--- START OF RECORDED INFORMATION ---

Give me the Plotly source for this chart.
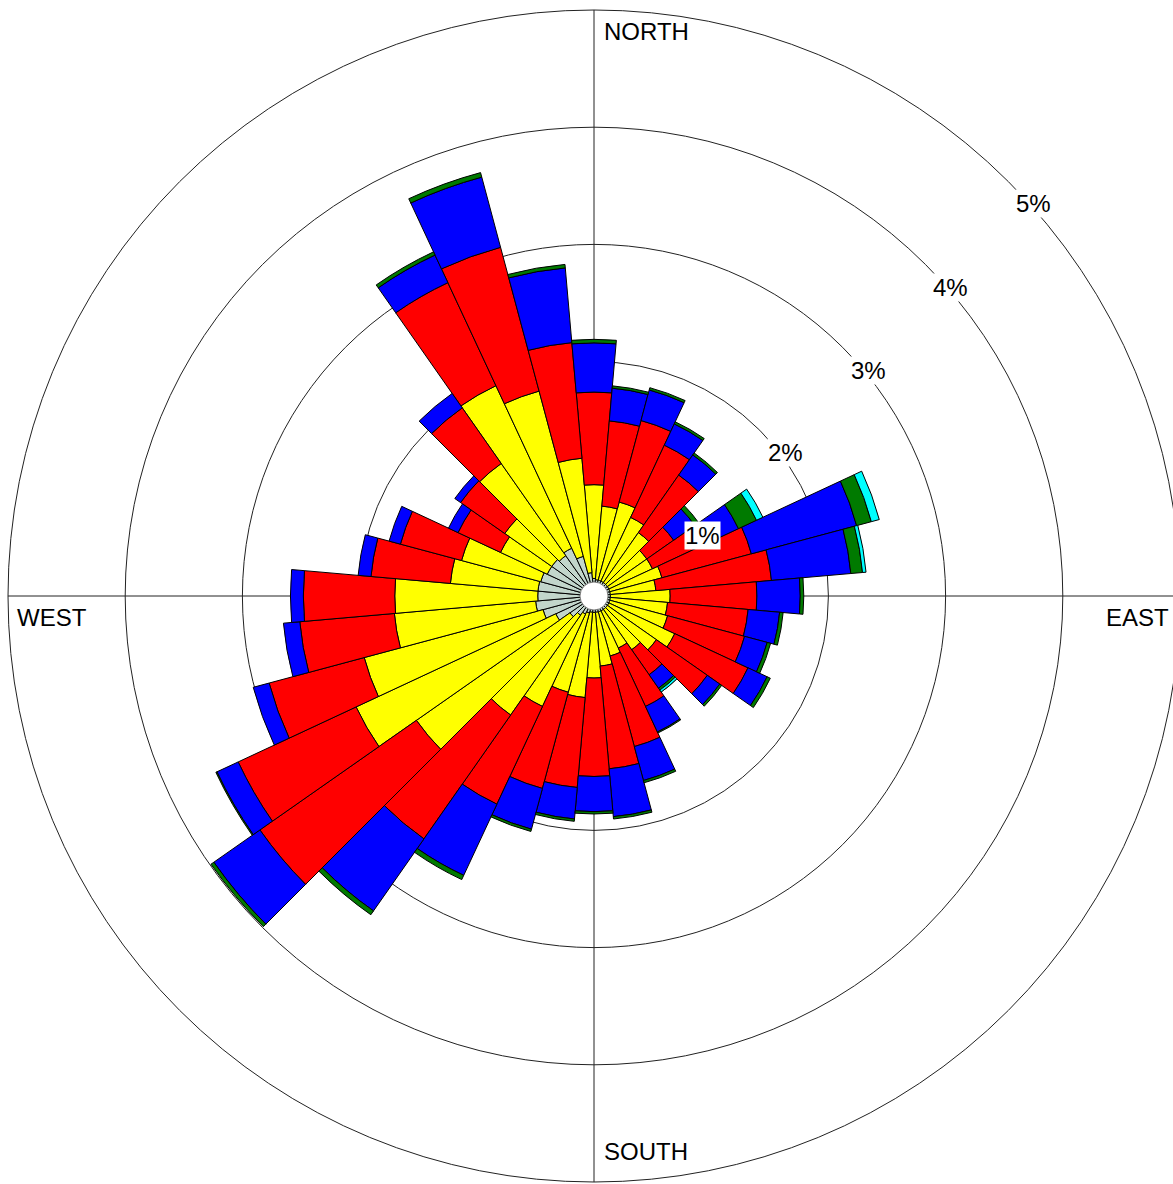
import plotly.graph_objects as go

# ---------------- data ----------------
directions = list(range(0, 360, 10))

# frequency (%) per speed class, per direction (N, 10, 20, ... 350)
class_1 = [0.15, 0.14, 0.14, 0.14, 0.14, 0.14, 0.14, 0.14, 0.14, 0.14, 0.14, 0.14,
           0.14, 0.14, 0.14, 0.14, 0.14, 0.14, 0.14, 0.14, 0.15, 0.17, 0.20, 0.25,
           0.36, 0.45, 0.50, 0.48, 0.48, 0.47, 0.44, 0.44, 0.42, 0.45, 0.35, 0.20]
class_2 = [0.80, 0.63, 0.69, 0.60, 0.52, 0.41, 0.41, 0.46, 0.39, 0.51, 0.49, 0.51,
           0.62, 0.51, 0.42, 0.35, 0.39, 0.46, 0.56, 0.73, 0.70, 0.87, 1.04, 1.60,
           1.88, 1.58, 1.21, 1.22, 0.75, 0.70, 0.44, 0.49, 0.96, 1.53, 1.46, 0.98]
class_3 = [0.79, 0.73, 0.72, 0.68, 0.60, 0.28, 0.53, 0.79, 0.99, 0.74, 0.69, 0.68,
           0.69, 0.53, 0.26, 0.55, 0.80, 0.88, 0.84, 0.77, 0.85, 0.92, 1.29, 1.63,
           1.11, 0.84, 0.81, 0.78, 0.68, 0.54, 0.40, 0.46, 0.58, 0.97, 1.27, 0.99]
class_4 = [0.42, 0.28, 0.27, 0.20, 0.21, 0.22, 0.28, 0.93, 0.68, 0.37, 0.27, 0.20,
           0.18, 0.13, 0.14, 0.24, 0.30, 0.41, 0.30, 0.27, 0.36, 0.67, 0.75, 0.48,
           0.20, 0.14, 0.14, 0.11, 0.11, 0.10, 0.09, 0.06, 0.15, 0.26, 0.62, 0.64]
class_5 = [0.03, 0.02, 0.02, 0.02, 0.02, 0.04, 0.17, 0.13, 0.10, 0.03, 0.03, 0.03,
           0.03, 0.02, 0.02, 0.01, 0.02, 0.02, 0.02, 0.02, 0.02, 0.04, 0.04, 0.03,
           0.01, None, None, None, None, None, None, None, None, 0.03, 0.04, 0.03]
class_6 = [None, None, None, None, None, None, 0.06, 0.07, 0.03, None, None, None,
           None, None, 0.02, None, None, None, None, None, None, None, None, None,
           None, None, None, None, None, None, None, None, None, None, None, None]

class_names = ["Class 1", "Class 2", "Class 3", "Class 4", "Class 5", "Class 6"]
class_colors = ["#C2D6CB", "#FFFF00", "#FF0000", "#0000FF", "#007A00", "#00FFFF"]
class_values = [class_1, class_2, class_3, class_4, class_5, class_6]

ring_values = [1, 2, 3, 4]
ring_labels = ["1%", "2%", "3%", "4%", "5%"]
compass_labels = ["NORTH", "EAST", "SOUTH", "WEST"]

# ---------------- figure ----------------
W, H = 1173, 1184
CX, CY = 594, 596          # centre of the rose in pixels
R_PX = 579                 # plot radius in pixels
PX_PER_PCT = 117.2
R_MAX = R_PX / PX_PER_PCT

fig = go.Figure()
for name, vals, col in zip(class_names, class_values, class_colors):
    fig.add_trace(go.Barpolar(
        r=vals, theta=directions, width=[10] * len(directions), name=name,
        marker=dict(color=col, line=dict(color="black", width=1)),
        hoverinfo="skip"))

# calm circle at the centre
fig.add_trace(go.Scatterpolar(
    r=[0], theta=[0], mode="markers",
    marker=dict(size=28, color="white", line=dict(color="#666", width=0.8)),
    hoverinfo="skip", showlegend=False))

def px(x):
    return x / W

def py(y):
    return 1 - y / H

fig.update_layout(
    width=W, height=H,
    margin=dict(l=0, r=0, t=0, b=0),
    paper_bgcolor="white",
    showlegend=False,
    polar=dict(
        domain=dict(x=[(CX - R_PX) / W, (CX + R_PX) / W],
                    y=[py(CY + R_PX), py(CY - R_PX)]),
        bgcolor="rgba(0,0,0,0)",
        barmode="stack",
        radialaxis=dict(range=[0, R_MAX], tickvals=ring_values, showticklabels=False,
                        ticks="", showline=False, showgrid=True,
                        gridcolor="#222", gridwidth=1),
        angularaxis=dict(rotation=90, direction="clockwise", showticklabels=False,
                         ticks="", showline=False, showgrid=False),
    ),
)

# outer 5 % ring and compass cross lines (beneath the bars)
R5 = 5 * PX_PER_PCT
fig.add_shape(type="circle", xref="paper", yref="paper",
              x0=px(CX - R5), x1=px(CX + R5), y0=py(CY + R5), y1=py(CY - R5),
              line=dict(color="#222", width=1), layer="below")
fig.add_shape(type="line", xref="paper", yref="paper",
              x0=px(CX), x1=px(CX), y0=py(CY - R5), y1=py(CY + R5),
              line=dict(color="#222", width=1), layer="below")
fig.add_shape(type="line", xref="paper", yref="paper",
              x0=px(CX - R5), x1=px(W), y0=py(CY), y1=py(CY),
              line=dict(color="#222", width=1), layer="below")

font = dict(family="Liberation Sans, Arial, sans-serif", size=24, color="black")

# ring labels
label_pos = [(702, 536), (785, 452), (868, 370), (950, 288), (1033, 204)]
for txt, (x, y) in zip(ring_labels, label_pos):
    fig.add_annotation(text=txt, x=px(x), y=py(y), xref="paper", yref="paper",
                       xanchor="center", yanchor="middle", showarrow=False,
                       font=font, bgcolor="white", borderpad=0)

# compass labels
compass_pos = [(602, 32, "left"), (1104, 617, "left"), (602, 1151, "left"), (15, 617, "left")]
for txt, (x, y, anc) in zip(compass_labels, compass_pos):
    fig.add_annotation(text=txt, x=px(x), y=py(y), xref="paper", yref="paper",
                       xanchor=anc, yanchor="middle", showarrow=False, font=font)

fig.write_html("out.html", config={"displayModeBar": False},
               post_script="document.body.style.margin='0';document.body.style.overflow='hidden';")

--- END OF RECORDED INFORMATION ---

→ **INSTRUCTIONS TO FOLLOW**
Everything from the first line to the line with "directions = list(range(0, 360, 10))" must be repeated exactly, and nothing else. Leave the pictures out.

→ **RESULT FOR THIS TASK**
Give me the Plotly source for this chart.
import plotly.graph_objects as go

# ---------------- data ----------------
directions = list(range(0, 360, 10))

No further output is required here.